TASK DESCRIPTION - Leave out the pictures, and write out exactly the lines from the beginning of the material to the line holding "Serif, Times New", that line included, and nothing else.

SOURCE MATERIAL -

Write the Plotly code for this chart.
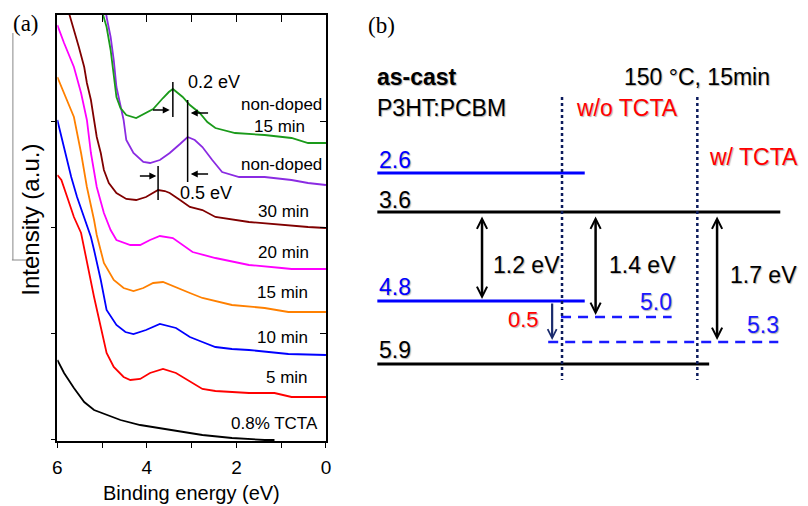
import plotly.graph_objects as go

W, H = 808, 506
FONT = "Liberation Sans, Arial, sans-serif"
SERIF = "Liberation Serif, Times New Roman, serif"

# ---------------- Panel (a): UPS spectra (binding energy eV, intensity a.u.) ----------------
e_green = [5.01, 4.96, 4.90, 4.81, 4.74, 4.68, 4.59, 4.46, 4.24, 4.02, 3.86, 3.64, 3.51, 3.42, 3.30, 3.20, 3.04, 2.82, 2.65, 2.47, 2.03, 1.37, 0.77, 0.40, 0.00]
i_green = [431, 424, 414, 391, 364, 344, 333, 326, 323, 328, 332, 343, 349, 352, 348, 344, 336, 328, 319, 313, 308, 306, 303, 298, 298]

e_purple = [4.92, 4.90, 4.81, 4.74, 4.68, 4.59, 4.52, 4.46, 4.30, 4.08, 3.93, 3.71, 3.49, 3.26, 3.09, 2.93, 2.76, 2.54, 2.32, 1.94, 1.37, 0.77, 0.40, 0.00]
i_purple = [431, 424, 404, 381, 354, 334, 321, 301, 288, 279, 278, 281, 288, 297, 304, 301, 294, 281, 269, 264, 264, 261, 258, 256]

e_brown = [5.76, 5.71, 5.63, 5.52, 5.40, 5.34, 5.25, 5.18, 5.12, 5.03, 4.96, 4.85, 4.68, 4.46, 4.24, 4.02, 3.86, 3.75, 3.60, 3.49, 3.26, 3.04, 2.76, 2.47, 1.72, 0.99, 0.40, 0.00]
i_brown = [431, 424, 411, 394, 374, 358, 341, 321, 304, 288, 271, 258, 248, 242, 241, 244, 248, 251, 250, 248, 241, 234, 231, 224, 219, 216, 214, 213]

e_magenta = [6.00, 5.85, 5.63, 5.47, 5.34, 5.25, 5.12, 4.96, 4.81, 4.68, 4.37, 4.15, 3.93, 3.71, 3.42, 3.04, 2.98, 2.47, 1.72, 0.99, 0.77, 0.00]
i_magenta = [416, 398, 374, 348, 321, 288, 254, 228, 211, 201, 196, 196, 201, 205, 203, 191, 189, 183, 176, 173, 172, 172]

e_orange = [6.00, 5.85, 5.63, 5.47, 5.34, 5.18, 5.12, 4.96, 4.74, 4.52, 4.30, 4.08, 3.86, 3.64, 3.35, 3.04, 2.76, 2.10, 1.37, 0.84, 0.00]
i_orange = [364, 348, 324, 288, 254, 221, 206, 178, 161, 153, 150, 153, 158, 159, 154, 148, 143, 136, 133, 129, 129]

e_blue = [6.00, 5.85, 5.69, 5.56, 5.40, 5.25, 5.18, 5.03, 4.90, 4.68, 4.48, 4.30, 4.02, 3.71, 3.35, 3.04, 2.76, 2.47, 2.10, 1.72, 0.84, 0.00]
i_blue = [321, 294, 264, 244, 224, 204, 191, 161, 131, 116, 109, 107, 111, 117, 113, 104, 99, 94, 92, 91, 87, 86]

e_red = [6.00, 5.91, 5.78, 5.63, 5.47, 5.34, 5.18, 5.03, 4.96, 4.90, 4.74, 4.52, 4.37, 4.15, 3.93, 3.64, 3.35, 3.02, 2.76, 2.47, 1.72, 1.15, 0.77, 0.00]
i_red = [266, 261, 244, 224, 208, 178, 144, 114, 101, 88, 74, 64, 61, 62, 68, 72, 68, 59, 52, 50, 48, 48, 44, 44]

e_black = [6.00, 5.85, 5.63, 5.40, 5.18, 4.90, 4.59, 4.15, 3.64, 3.04, 2.76, 2.10, 1.37, 1.15]
i_black = [81, 68, 53, 39, 31, 26, 21, 16, 12, 8, 6, 3, 1, 1]

curve_labels = ["non-doped\n15 min", "non-doped", "30 min", "20 min", "15 min", "10 min", "5 min", "0.8% TCTA"]
x_ticks = [6, 5, 4, 3, 2, 1, 0]
x_ticktext = ["6", "", "4", "", "2", "", "0"]
y_ticks = [2, 108, 214, 320]

peak_green, peak_purple, peak_brown = 3.42, 3.09, 3.75
shift_labels = ["0.2 eV", "0.5 eV"]

# ---------------- Panel (b): energy level diagram ----------------
level_values = [2.6, 3.6, 4.8, 5.9, 5.0, 5.3]
level_colors = ["#0000ff", "#000000", "#0000ff", "#000000", "#1a1aff", "#1a1aff"]
gap_labels = ["1.2 eV", "1.4 eV", "1.7 eV"]
shift_b_label = "0.5"

# schematic (not to scale) placement of the diagram, in diagram units
lvl_y = [173, 212, 301, 364, 317, 342]
lvl_x0 = [377, 377, 377, 377, 563, 550]
lvl_x1 = [587, 785, 587, 713, 675, 783]
lvl_dash = ["solid", "solid", "solid", "solid", "10px,7px", "10px,7px"]
lab_pos = [(377, 160, "left"), (377, 200, "left"), (377, 287, "left"), (377, 350, "left"),
           (659, 302, "center"), (768, 325, "center")]
gap_x = [483, 598, 721]
gap_bottom = [2, 4, 5]
gap_lab_pos = [(528, 265), (645, 265), (768, 275)]
div_x = [564, 701]


def px(x):
    return x / W


def py(y):
    return 1 - y / H


fig = go.Figure()

series = [
    (e_black, i_black, "#000000"),
    (e_red, i_red, "#ff0000"),
    (e_blue, i_blue, "#0000ff"),
    (e_orange, i_orange, "#ff8000"),
    (e_magenta, i_magenta, "#ff00ff"),
    (e_brown, i_brown, "#800000"),
    (e_purple, i_purple, "#8a2be2"),
    (e_green, i_green, "#1a9a1a"),
]
for e, i, c in series:
    fig.add_trace(go.Scatter(x=e, y=i, mode="lines", xaxis="x", yaxis="y",
                             line=dict(color=c, width=1.8),
                             showlegend=False, hoverinfo="skip"))

# peak markers
for pk, lo, hi in [(peak_green, 324, 359), (peak_purple, 259, 341), (peak_brown, 241, 275)]:
    fig.add_trace(go.Scatter(x=[pk, pk], y=[lo, hi], mode="lines", xaxis="x", yaxis="y",
                             line=dict(color="black", width=1.5), showlegend=False, hoverinfo="skip"))

# dummy trace for mirrored inside ticks (top / right)
fig.add_trace(go.Scatter(x=[None], y=[None], xaxis="x3", yaxis="y3", showlegend=False, hoverinfo="skip"))

# panel (b) levels
for k in range(len(level_values)):
    fig.add_trace(go.Scatter(x=[lvl_x0[k], lvl_x1[k]], y=[lvl_y[k], lvl_y[k]], mode="lines",
                             xaxis="x2", yaxis="y2",
                             line=dict(color=level_colors[k], width=3 if k < 4 else 2.5, dash=lvl_dash[k]),
                             showlegend=False, hoverinfo="skip"))
for dx in div_x:
    fig.add_trace(go.Scatter(x=[dx, dx], y=[97, 380], mode="lines", xaxis="x2", yaxis="y2",
                             line=dict(color="#0b1a5c", width=2.5, dash="dot"),
                             showlegend=False, hoverinfo="skip"))

ann = []
# panel (a) labels
lab_a = [(0.99, 337), (1.04, 315), (0.99, 277), (0.95, 230), (0.95, 189), (0.97, 149), (0.97, 104), (0.86, 64), (1.15, 18)]
texts_a = curve_labels[0].split("\n") + curve_labels[1:]
for (xe, yi), t in zip(lab_a, texts_a):
    ann.append(dict(x=xe, y=yi, xref="x", yref="y", text=t, showarrow=False,
                    font=dict(family=FONT, size=17, color="black"), xanchor="center", yanchor="middle"))
ann.append(dict(x=2.49, y=359, xref="x", yref="y", text=shift_labels[0], showarrow=False,
                yanchor="middle", font=dict(family=FONT, size=18, color="black")))
ann.append(dict(x=2.69, y=248, xref="x", yref="y", text=shift_labels[1], showarrow=False,
                yanchor="middle", font=dict(family=FONT, size=18, color="black")))
for tipx, tailx, yy in [(3.49, 3.90, 331), (3.02, 2.60, 328), (3.79, 4.19, 265), (3.02, 2.60, 267)]:
    ann.append(dict(x=tipx, y=yy, ax=tailx, ay=yy, xref="x", yref="y", axref="x", ayref="y",
                    showarrow=True, arrowhead=2, arrowsize=1, arrowwidth=1.4, arrowcolor="black",
                    text="", standoff=0))

# axis titles / panel tags
ann.append(dict(x=px(189), y=py(493), xref="paper", yref="paper", text="Binding energy (eV)",
                xanchor="center", yanchor="middle",
                showarrow=False, font=dict(family=FONT, size=20, color="black")))
ann.append(dict(x=px(26), y=py(220), xref="paper", yref="paper", text="Intensity (a.u.)", textangle=-90,
                xanchor="center", yanchor="middle",
                showarrow=False, font=dict(family=FONT, size=24, color="black")))
ann.append(dict(x=px(21), y=py(24), xref="paper", yref="paper", text="(a)", showarrow=False,
                xanchor="center", yanchor="middle",
                font=dict(family=SERIF, size=23, color="black")))
ann.append(dict(x=px(381), y=py(25), xref="paper", yref="paper", text="(b)", showarrow=False,
                xanchor="center", yanchor="middle",
                font=dict(family=SERIF, size=23, color="black")))

SH = "1px 1px 1px rgba(0,0,0,0.3)"
# panel (b) text
for k, (lx, ly, anc) in enumerate(lab_pos):
    ann.append(dict(x=lx, y=ly, xref="x2", yref="y2", text=f"{level_values[k]:.1f}", showarrow=False,
                    xanchor=anc, yanchor="middle",
                    font=dict(family=FONT, size=23, color=level_colors[k], shadow=SH)))
for (gx, gy), t in zip(gap_lab_pos, gap_labels):
    ann.append(dict(x=gx, y=gy, xref="x2", yref="y2", text=t, showarrow=False, yanchor="middle",
                    font=dict(family=FONT, size=23, color="black", shadow=SH)))
for gx, b in zip(gap_x, gap_bottom):
    ann.append(dict(x=gx, y=lvl_y[b] - 2, ax=gx, ay=lvl_y[1] + 3, xref="x2", yref="y2", axref="x2", ayref="y2",
                    showarrow=True, arrowhead=5, startarrowhead=5, arrowside="end+start",
                    arrowsize=0.8, startarrowsize=0.8, arrowwidth=2.5, arrowcolor="black", text="",
                    standoff=0, startstandoff=0))
ann.append(dict(x=554, y=lvl_y[5] - 2, ax=554, ay=lvl_y[2] + 1, xref="x2", yref="y2", axref="x2", ayref="y2",
                showarrow=True, arrowhead=5, arrowsize=0.8, arrowwidth=2.2, arrowcolor="#1a2b6d",
                text="", standoff=0))
ann.append(dict(x=525, y=319, xref="x2", yref="y2", text=shift_b_label, showarrow=False, yanchor="middle",
                font=dict(family=FONT, size=22, color="#ff0000", shadow=SH)))
ann.append(dict(x=375, y=77, xref="x2", yref="y2", text="<b>as-cast</b>", showarrow=False, xanchor="left",
                yanchor="middle", font=dict(family=FONT, size=23, color="black", shadow=SH)))
ann.append(dict(x=375, y=108, xref="x2", yref="y2", text="P3HT:PCBM", showarrow=False, xanchor="left",
                yanchor="middle", font=dict(family=FONT, size=23, color="black", shadow=SH)))
ann.append(dict(x=701, y=77, xref="x2", yref="y2", text="150 °C, 15min", showarrow=False, yanchor="middle",
                font=dict(family=FONT, size=23, color="black", shadow=SH)))
ann.append(dict(x=630, y=108, xref="x2", yref="y2", text="w/o TCTA", showarrow=False, yanchor="middle",
                font=dict(family=FONT, size=23, color="#ff0000", shadow=SH)))
ann.append(dict(x=711, y=157, xref="x2", yref="y2", text="w/ TCTA", showarrow=False, xanchor="left",
                yanchor="middle", font=dict(family=FONT, size=23, color="#ff0000", shadow=SH)))

shapes = [
    dict(type="line", xref="paper", yref="paper", x0=px(8), x1=px(8), y0=py(33), y1=py(260),
         line=dict(color="#888888", width=1)),
    dict(type="line", xref="paper", yref="paper", x0=px(7), x1=px(25), y0=py(260), y1=py(260),
         line=dict(color="#888888", width=1)),
]

fig.update_layout(
    width=W, height=H, margin=dict(l=0, r=0, t=0, b=0),
    paper_bgcolor="white", plot_bgcolor="rgba(0,0,0,0)",
    showlegend=False, annotations=ann, shapes=shapes,
    xaxis=dict(domain=[px(53), px(325)], range=[6, 0], anchor="y", showline=True, linecolor="black",
               linewidth=1.5, mirror=True, ticks="outside", ticklen=5, tickwidth=1.3, tickcolor="black",
               tickvals=x_ticks, ticktext=x_ticktext, ticklabelstandoff=3,
               tickfont=dict(family=FONT, size=19, color="black"), showgrid=False, zeroline=False),
    yaxis=dict(domain=[py(441), py(15)], range=[0, 426], anchor="x", showline=True, linecolor="black",
               linewidth=1.5, mirror=True, ticks="outside", ticklen=5, tickwidth=1.3, tickcolor="black",
               tickvals=y_ticks, showticklabels=False, showgrid=False, zeroline=False),
    xaxis3=dict(overlaying="x", side="top", anchor="y", range=[6, 0], ticks="inside", ticklen=7,
                tickwidth=1.3, tickcolor="black", tickvals=[5, 4, 3, 2, 1], showticklabels=False,
                showline=False, showgrid=False, zeroline=False),
    yaxis3=dict(overlaying="y", side="right", anchor="x", range=[0, 426], ticks="inside", ticklen=6,
                tickwidth=1.3, tickcolor="black", tickvals=y_ticks[1:], showticklabels=False,
                showline=False, showgrid=False, zeroline=False),
    xaxis2=dict(domain=[px(360), 1], range=[360, 808], anchor="y2", visible=False, fixedrange=True),
    yaxis2=dict(domain=[0, 1], range=[506, 0], anchor="x2", visible=False, fixedrange=True),
)

fig.write_html("out.html")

RIGHT ANSWER -
Write the Plotly code for this chart.
import plotly.graph_objects as go

W, H = 808, 506
FONT = "Liberation Sans, Arial, sans-serif"
SERIF = "Liberation Serif, Times New Roman, serif"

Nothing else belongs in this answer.